Título: Elton Medeiros – O sol nascerá

Direção: Pedro Murad

Elenco: Elton Medeiros e Vidal Assis

Roteiro: Eliana Monteiro

Cotação: * * * *

? Filme em exibição online no 12º In-Edit Brasil – Festival internacional do documentário musical até 20 de setembro.

? "Sou um homem repleto de paixões", autodefine-se Elton Medeiros já perto do fim de relato confessional feito para Vidal Assis diante das câmeras dirigidas pelo cineasta Pedro Murad.

Regado aos sambas de alta estirpe melódica e poética que compõem a obra do já falecido artista carioca, cantados por Elton (na batida imbatível da caixa de fósforos) e por Vidal Assis (ao violão) entre uma confissão e outra do bamba, esse papo com Vidal segue o fluxo da memória outonal do sambista e conduz o roteiro do documentário Elton Medeiros – O sol nascerá, em cartaz até 20 de setembro na 12ª edição do festival In-Edit Brasil.

O cancioneiro e a trajetória de Elton Antônio Medeiros (22 de julho de 1930 – 3 de setembro de 2019) justificam o tributo cinematográfico que se tornou póstumo com a morte do sambista há um ano. Já cego quando se deixou captar pelas lentes de Pedro Murad, o cantor, compositor e ritmista vai se desnudando à medida em que avançam os 86 minutos do filme roteirizado por Eliana Monteiro.

De início, as recordações são mais gerais. Elton fala dos ranchos (frequentados pelo pai), das gafieiras e das escolas de samba, lembradas com nostalgia pelos códigos de ética dos antigos Carnavais. "Não havia samba-enredo com mais de dois compositores", frisa.

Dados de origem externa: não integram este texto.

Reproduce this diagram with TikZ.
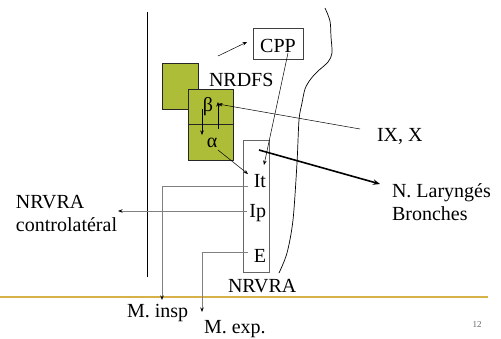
\documentclass[tikz,border=0pt]{standalone}
\usepackage{fontspec}
\setmainfont{Liberation Serif}
\usetikzlibrary{arrows.meta}
\definecolor{olivegreen}{RGB}{174,189,56}
\definecolor{rulegold}{RGB}{214,178,72}
\definecolor{linegray}{RGB}{128,128,128}
\tikzset{
  lbl/.style={font=\fontsize{20}{23}\selectfont, inner sep=0pt, outer sep=0pt},
  greenbox/.style={draw=black!85, fill=olivegreen, line width=0.7pt, inner sep=0pt},
  plainbox/.style={draw=black!75, line width=0.7pt, inner sep=0pt},
  thin/.style={line width=0.5pt, -{Stealth[length=4.5pt,width=3.5pt]}},
  grayarrow/.style={draw=linegray, line width=0.9pt, -{Stealth[length=4.5pt,width=3.5pt,color=black]}},
  thickarrow/.style={line width=1.6pt, -{Stealth[length=7pt,width=5.5pt]}},
}
\begin{document}
\begin{tikzpicture}[x=1pt,y=-1pt]
\useasboundingbox (0,0) rectangle (501,338);

% left vertical line
\coordinate (vl1) at (147,12);
\coordinate (vl2) at (147,277);
\draw[line width=1pt] (vl1) -- (vl2);

% irregular curve
\draw[line width=0.7pt] plot[smooth, tension=0.5] coordinates {(325,8) (330,21) (331,37) (332,53) (328,62) (317,72) (310,80) (305,89) (302,103) (299,120) (297,163) (293,220) (287,253) (279,273)};

% golden rule
\coordinate (r1) at (0,297);
\coordinate (r2) at (488,297);
\draw[rulegold, line width=1.8pt] (r1) -- (r2);

% boxes
\node[greenbox, minimum width=36pt, minimum height=46pt] (g1) at (180,86) {};
\node[greenbox, minimum width=45pt, minimum height=35pt] (gb) at (210.5,106.5) {};
\node[greenbox, minimum width=45pt, minimum height=36pt] (ga) at (210.5,142) {};
\node[lbl] (beta) at (208,107) {β};
\node[lbl] (alpha) at (212,143) {α};

\node[plainbox, minimum width=50pt, minimum height=31pt] (cppbox) at (278,43.5) {};
\node[lbl, anchor=base] (cpp) at (278,52) {CPP};

\node[plainbox, draw=black!60, minimum width=26pt, minimum height=132pt] (vra) at (256,206) {};
\node[lbl, anchor=base east] (it) at (266,187) {It};
\node[lbl, anchor=base east] (ip) at (266,217) {Ip};
\node[lbl, anchor=base east] (e) at (266,262) {E};

% labels
\node[lbl, anchor=base west] (nrdfs) at (209,86) {NRDFS};
\node[lbl, anchor=base west] (ixx) at (377,141) {IX, X};
\node[lbl, anchor=north west, align=left] (lar) at (392,183.3) {N. Laryngés\\Bronches};
\node[lbl, anchor=north west, align=left] (contra) at (16,195.7) {NRVRA\\controlatéral};
\node[lbl, anchor=base west] (nrvra) at (228,292) {NRVRA};
\node[lbl, anchor=base west] (minsp) at (127,317) {M. insp};
\node[lbl, anchor=base west] (mexp) at (204,333.5) {M. exp.};
\node[font=\fontsize{9}{10}\selectfont, text=black!60, inner sep=0pt, anchor=base] (pg) at (477,327) {12};

% connectors
\coordinate (a1) at (218,56);
\coordinate (a1e) at (247,42);
\draw[thin] (a1) -- (a1e);

\coordinate (cpps) at (288,53);
\coordinate (ite) at (264,165);
\draw[thin] (cpps) -- (ite);

\coordinate (ixs) at (360,129);
\coordinate (bete) at (218,104);
\draw[thin] (ixs) -- (bete);

\coordinate (dn1) at (202,109);
\coordinate (dn2) at (202,135);
\draw[thin] (dn1) -- (dn2);
\coordinate (up1) at (218,129);
\coordinate (up2) at (218,102);
\draw[thin] (up1) -- (up2);

\coordinate (als) at (218,150);
\coordinate (ale) at (248,174);
\draw[thin] (als) -- (ale);

\coordinate (lars) at (259,150);
\coordinate (lare) at (380,184);
\draw[thickarrow] (lars) -- (lare);

\coordinate (its) at (248,186);
\coordinate (inspe) at (162,300);
\draw[grayarrow] (its) -| (inspe);

\coordinate (ips) at (247,211);
\coordinate (ipe) at (118,211);
\draw[grayarrow] (ips) -- (ipe);

\coordinate (es) at (248,252);
\coordinate (expe) at (202,312);
\draw[grayarrow] (es) -| (expe);
\end{tikzpicture}
\end{document}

Aos poucos, as memórias vão ficando mais pessoais até culminar na revelação comovente da paixão platônica por mulher famosa – de identidade ocultada pelo depoente ainda apaixonado – de quem ficou amigo a partir de encontro casual em supermercado, sem nunca ter se declarado.

"Sou um velhinho. E velhinho apaixonado começa a fazer besteira", ressalta, como se risse de si mesmo. "Música e paixão são irmãs gêmeas. A música te ensina a se apaixonar. E a paixão te ensina a fazer música", filosofa momentos antes.

Nada menos do 21 sambas compõem o roteiro musical do filme. Entre estes sambas, há imortais obras-primas do gênero como Mascarada (Elton Medeiros e Zé Kétti, 1964), Pressentimento (Elton Medeiros e Hermínio Bello de Carvalho, 1968) e Peito vazio (Elton Medeiros e Cartola, 1974), além da música inserida no título do documentário, O sol nascerá (1964), parceria de Elton com Cartola (1908 – 1980).

Desse parceiro mangueirense, a quem diz dever muito, Elton – notório ranzinza – se queixa do temperamento igualmente forte. "Que ele era teimoso, ele era", frisa. De Paulinho da Viola, parceiro de Elton na criação de dois sambas lembrados no filme, Onde a dor não tem razão (1981) e Ame (1996), a preguiça é o traço lembrado. "Paulinho e eu somos meio preguiçosos. Umas músicas fazíamos rapidamente. Outras demoravam mais um pouco, mas fazíamos", relativiza.

Filmado em preto e branco, todo o papo confessional de Elton com Vidal Assis é entrecortado por impressionistas imagens coloridas de pessoas e flashes urbanos quando os sambas são cantados. Há também imagens de um outro encontro de Elton e Vidal, um ano depois após o papo que conduz o filme.

Nesse segundo momento, Elton já está mais fragilizado. Impera o silêncio. Quando fala, na entrevista principal que nutre o filme, percebe-se a paixão do sambista. Essa paixão está na descrição das mulheres amadas, na saudade da amiga Clementina de Jesus (1901 – 1987), na nostalgia das serenatas ("A civilidade acabou"), na defesa do samba Pressentimento – de acordo com Elton, transposto do primeiro para o terceiro lugar da Bienal do Samba (1968) por interferência de Ricardo Cravo Albim – e na lembrança dos tempos em que frequentava zonas de prostituição.

"Não era só Heitor que era dos prazeres, não", graceja, ao lembrar que conheceu Nelson Cavaquinho (1911 – 1986) nesses redutos que misturavam sambas e orgias.

Entre a cantoria de sambas menos conhecidos, como A maioria sem nenhum (Elton Medeiros e Mauro Duarte, 2001) e o samba-enredo Exaltação a São Paulo (Elton Medeiros, Joacyr Santana e Sebastião Pinheiro, 1974), o documentário de Pedro Murad ilumina as paixões de Elton Medeiros com beleza outonal como a memória do artista.